Las palabras del que ora han de ser mesuradas y llenas de sosiego y respeto. Pensemos que estamos en la presencia de Dios. Debemos agradar a Dios con la actitud corporal y con la moderación de nuestra voz. Porque, así como es propio del falto de educación hablar a gritos, así, por el contrario, es propio del hombre respetuoso orar con un tono de voz moderado. El Señor, cuando nos adoctrina acerca de la oración, nos manda hacerla en secreto, en lugares escondidos y apartados, en nuestro mismo aposento, lo cual concuerda con nuestra fe, cuando nos enseña que Dios está presente en todas partes, que nos oye y nos ve a todos y que, con la plenitud de su majestad, penetra incluso los lugares más ocultos, tal como está escrito: ¿Soy yo Dios sólo de cerca, y no Dios de lejos? Porque uno se esconda en su escondrijo, ¿no lo voy a ver yo? ¿No lleno yo el cielo y la tierra? Y también: En todo lugar los ojos de Dios están vigilando a malos y buenos.

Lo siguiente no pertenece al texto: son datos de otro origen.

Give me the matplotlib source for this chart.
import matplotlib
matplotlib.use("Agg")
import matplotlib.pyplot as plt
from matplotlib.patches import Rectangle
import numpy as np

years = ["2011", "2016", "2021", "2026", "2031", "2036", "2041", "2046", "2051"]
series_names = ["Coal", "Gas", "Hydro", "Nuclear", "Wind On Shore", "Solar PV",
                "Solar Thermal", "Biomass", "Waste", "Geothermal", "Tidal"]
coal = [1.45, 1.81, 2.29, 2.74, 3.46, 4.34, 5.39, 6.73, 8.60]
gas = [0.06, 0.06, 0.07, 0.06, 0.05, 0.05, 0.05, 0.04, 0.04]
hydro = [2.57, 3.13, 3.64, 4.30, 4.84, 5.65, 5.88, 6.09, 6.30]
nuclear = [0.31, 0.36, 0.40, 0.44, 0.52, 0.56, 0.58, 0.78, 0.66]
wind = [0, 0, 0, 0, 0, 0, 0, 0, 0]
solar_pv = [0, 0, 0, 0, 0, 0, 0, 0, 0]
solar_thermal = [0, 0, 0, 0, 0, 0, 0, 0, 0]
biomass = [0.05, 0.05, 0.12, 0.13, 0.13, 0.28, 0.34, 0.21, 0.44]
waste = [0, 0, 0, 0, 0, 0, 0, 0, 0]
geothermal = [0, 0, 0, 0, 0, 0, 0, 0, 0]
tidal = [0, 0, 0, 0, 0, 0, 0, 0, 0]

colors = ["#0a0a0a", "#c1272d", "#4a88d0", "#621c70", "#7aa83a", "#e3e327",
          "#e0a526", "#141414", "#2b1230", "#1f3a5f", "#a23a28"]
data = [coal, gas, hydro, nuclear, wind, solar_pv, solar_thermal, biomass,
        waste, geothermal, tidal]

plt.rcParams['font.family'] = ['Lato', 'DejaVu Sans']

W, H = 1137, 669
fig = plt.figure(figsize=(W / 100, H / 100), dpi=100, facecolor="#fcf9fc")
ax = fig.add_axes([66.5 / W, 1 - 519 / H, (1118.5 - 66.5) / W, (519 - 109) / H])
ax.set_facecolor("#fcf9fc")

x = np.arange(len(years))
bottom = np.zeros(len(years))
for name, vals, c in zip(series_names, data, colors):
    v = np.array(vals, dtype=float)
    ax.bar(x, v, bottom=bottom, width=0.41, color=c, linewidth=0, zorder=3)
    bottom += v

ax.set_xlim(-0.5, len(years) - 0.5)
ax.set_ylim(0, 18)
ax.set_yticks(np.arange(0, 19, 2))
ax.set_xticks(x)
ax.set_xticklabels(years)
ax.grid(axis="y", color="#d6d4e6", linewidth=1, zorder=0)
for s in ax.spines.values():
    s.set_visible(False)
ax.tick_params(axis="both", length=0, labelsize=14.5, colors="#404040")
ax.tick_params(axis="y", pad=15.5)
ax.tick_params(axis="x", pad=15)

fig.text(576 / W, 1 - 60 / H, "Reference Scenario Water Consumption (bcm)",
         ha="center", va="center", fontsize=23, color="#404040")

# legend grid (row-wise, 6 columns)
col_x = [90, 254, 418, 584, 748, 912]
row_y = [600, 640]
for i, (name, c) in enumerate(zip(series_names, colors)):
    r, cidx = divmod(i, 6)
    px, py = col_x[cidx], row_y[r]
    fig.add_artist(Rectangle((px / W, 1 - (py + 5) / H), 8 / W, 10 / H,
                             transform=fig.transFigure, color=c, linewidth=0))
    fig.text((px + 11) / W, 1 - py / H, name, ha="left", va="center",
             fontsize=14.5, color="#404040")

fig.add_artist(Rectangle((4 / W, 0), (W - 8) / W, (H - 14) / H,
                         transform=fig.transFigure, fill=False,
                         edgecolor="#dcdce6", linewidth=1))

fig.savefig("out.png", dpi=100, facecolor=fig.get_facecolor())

Y, cuando nos reunimos con los hermanos para celebrar los sagrados misterios, presididos por el sacerdote de Dios, no debemos olvidar este respeto y moderación ni ponernos a ventilar continuamente sin ton ni son nuestras peticiones, deshaciéndonos en un torrente de palabras, sino encomendarlas humildemente a Dios, ya que él escucha no las palabras, sino el corazón, ni hay que convencer a gritos a aquel que penetra nuestros pensamientos, como lo demuestran aquellas palabras suyas: ¿Por qué pensáis mal? Y en otro lugar: Así sabrán todas las Iglesias que yo soy el que escruta corazones y mentes.

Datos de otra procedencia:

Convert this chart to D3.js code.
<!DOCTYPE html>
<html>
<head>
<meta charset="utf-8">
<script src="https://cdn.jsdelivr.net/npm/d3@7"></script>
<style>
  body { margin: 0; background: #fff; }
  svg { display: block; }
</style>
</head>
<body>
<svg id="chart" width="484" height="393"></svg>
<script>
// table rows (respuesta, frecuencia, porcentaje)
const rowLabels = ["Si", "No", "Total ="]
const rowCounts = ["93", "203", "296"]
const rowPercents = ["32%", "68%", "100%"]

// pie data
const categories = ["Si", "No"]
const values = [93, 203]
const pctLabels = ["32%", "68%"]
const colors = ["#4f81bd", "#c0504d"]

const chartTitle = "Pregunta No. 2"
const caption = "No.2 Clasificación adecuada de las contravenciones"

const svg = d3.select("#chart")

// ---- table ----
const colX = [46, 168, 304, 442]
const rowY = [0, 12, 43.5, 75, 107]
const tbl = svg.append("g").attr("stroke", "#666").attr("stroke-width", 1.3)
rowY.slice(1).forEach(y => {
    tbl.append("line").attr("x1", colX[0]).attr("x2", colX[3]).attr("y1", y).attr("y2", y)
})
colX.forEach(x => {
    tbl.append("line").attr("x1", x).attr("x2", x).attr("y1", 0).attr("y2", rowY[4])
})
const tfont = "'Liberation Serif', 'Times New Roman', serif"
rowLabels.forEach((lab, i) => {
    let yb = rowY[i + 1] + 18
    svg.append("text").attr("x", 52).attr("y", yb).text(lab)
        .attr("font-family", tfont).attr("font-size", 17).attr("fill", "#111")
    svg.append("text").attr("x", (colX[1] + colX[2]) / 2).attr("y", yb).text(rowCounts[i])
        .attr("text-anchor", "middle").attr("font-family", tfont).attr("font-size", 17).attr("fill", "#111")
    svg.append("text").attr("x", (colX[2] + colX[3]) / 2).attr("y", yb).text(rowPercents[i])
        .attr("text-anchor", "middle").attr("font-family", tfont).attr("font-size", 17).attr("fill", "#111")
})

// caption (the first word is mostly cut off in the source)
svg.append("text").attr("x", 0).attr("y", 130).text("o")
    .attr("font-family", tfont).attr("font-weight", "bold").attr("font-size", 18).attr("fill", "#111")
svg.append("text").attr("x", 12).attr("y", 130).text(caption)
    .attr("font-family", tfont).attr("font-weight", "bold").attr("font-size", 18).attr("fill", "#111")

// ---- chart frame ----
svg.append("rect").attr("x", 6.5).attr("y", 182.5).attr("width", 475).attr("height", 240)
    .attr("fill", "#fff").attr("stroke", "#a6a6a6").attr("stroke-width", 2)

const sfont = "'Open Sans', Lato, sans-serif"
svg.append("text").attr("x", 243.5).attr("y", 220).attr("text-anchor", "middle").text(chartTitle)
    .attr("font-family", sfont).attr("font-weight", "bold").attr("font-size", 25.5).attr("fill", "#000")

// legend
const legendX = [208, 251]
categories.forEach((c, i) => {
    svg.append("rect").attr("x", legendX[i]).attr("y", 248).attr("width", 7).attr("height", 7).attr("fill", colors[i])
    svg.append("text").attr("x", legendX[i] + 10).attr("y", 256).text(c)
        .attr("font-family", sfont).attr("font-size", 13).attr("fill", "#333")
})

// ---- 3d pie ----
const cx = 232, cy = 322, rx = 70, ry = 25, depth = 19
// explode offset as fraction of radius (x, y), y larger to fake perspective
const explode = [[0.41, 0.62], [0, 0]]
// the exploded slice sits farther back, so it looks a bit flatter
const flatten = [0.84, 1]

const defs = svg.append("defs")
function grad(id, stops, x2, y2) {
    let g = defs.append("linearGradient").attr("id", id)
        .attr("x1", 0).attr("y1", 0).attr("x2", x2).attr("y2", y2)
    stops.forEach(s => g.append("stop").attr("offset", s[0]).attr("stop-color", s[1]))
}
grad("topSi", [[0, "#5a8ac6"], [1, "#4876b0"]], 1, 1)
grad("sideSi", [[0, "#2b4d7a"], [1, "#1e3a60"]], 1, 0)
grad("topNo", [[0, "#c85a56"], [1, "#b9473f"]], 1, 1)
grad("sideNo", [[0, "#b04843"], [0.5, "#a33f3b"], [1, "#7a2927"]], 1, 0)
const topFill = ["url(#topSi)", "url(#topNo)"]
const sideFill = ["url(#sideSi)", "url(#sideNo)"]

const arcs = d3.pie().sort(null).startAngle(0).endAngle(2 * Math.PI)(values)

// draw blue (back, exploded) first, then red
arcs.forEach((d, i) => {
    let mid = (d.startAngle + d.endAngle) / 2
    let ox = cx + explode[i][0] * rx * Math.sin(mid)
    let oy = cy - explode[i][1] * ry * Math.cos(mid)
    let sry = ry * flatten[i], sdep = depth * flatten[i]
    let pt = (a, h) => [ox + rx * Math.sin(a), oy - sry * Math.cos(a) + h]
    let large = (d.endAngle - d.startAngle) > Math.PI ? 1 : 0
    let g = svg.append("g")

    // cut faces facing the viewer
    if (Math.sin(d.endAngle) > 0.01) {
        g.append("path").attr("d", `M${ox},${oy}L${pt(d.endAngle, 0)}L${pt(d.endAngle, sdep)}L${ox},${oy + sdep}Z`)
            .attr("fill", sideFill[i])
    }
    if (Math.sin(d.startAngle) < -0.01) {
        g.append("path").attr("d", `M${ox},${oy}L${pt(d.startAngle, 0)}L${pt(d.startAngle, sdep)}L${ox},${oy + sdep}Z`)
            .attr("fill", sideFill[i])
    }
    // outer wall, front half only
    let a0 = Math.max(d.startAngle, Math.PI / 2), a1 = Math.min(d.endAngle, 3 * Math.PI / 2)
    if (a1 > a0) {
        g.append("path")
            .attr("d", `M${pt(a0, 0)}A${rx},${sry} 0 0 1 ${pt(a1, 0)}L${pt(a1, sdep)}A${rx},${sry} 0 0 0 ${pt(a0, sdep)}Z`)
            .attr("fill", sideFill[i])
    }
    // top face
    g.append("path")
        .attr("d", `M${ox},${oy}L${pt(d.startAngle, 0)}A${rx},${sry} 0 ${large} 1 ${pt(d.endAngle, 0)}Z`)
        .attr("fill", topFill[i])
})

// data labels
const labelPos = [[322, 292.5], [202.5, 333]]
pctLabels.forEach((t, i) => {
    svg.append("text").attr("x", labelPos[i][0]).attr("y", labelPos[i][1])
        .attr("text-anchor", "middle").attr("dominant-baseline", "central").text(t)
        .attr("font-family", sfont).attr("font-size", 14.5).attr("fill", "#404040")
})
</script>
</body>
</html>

De este modo oraba Ana, como leemos en el primer libro de Samuel, ya que ella no rogaba a Dios a gritos, sino de un modo silencioso y respetuoso, en lo escondido de su corazón. Su oración era oculta, pero manifiesta su fe; hablaba no con la boca, sino con el corazón, porque sabía que así el Señor la escuchaba, y, de este modo, consiguió lo que pedía, porque lo pedía con fe. Esto nos recuerda la Escritura, cuando dice: Hablaba para sí, y no se oía su voz, aunque movía los labios, y el Señor la escuchó. Leemos también en los salmos: Reflexionad en el silencio de vuestro lecho. Lo mismo nos sugiere y enseña el Espíritu Santo por boca de Jeremías, con aquellas palabras: Hay que adorarte en lo interior, Señor.

El que ora, hermanos muy amados, no debe ignorar cómo oraron el fariseo y el publicano en el templo. Este último, sin atreverse a levantar sus ojos al cielo, sin osar levantar sus manos, tanta era su humildad, se daba golpes de pecho y confesaba en su interior los pecados ocultos, implorando el auxilio de la divina misericordia, mientras que el fariseo oraba satisfecho de sí mismo; y fue justificado el publicano, porque, al orar, no puso la esperanza de la salvación en la convicción de su propia inocencia, ya que nadie es inocente, sino que oró confesando humildemente sus pecados, y aquel que perdona a los humildes escuchó su oración.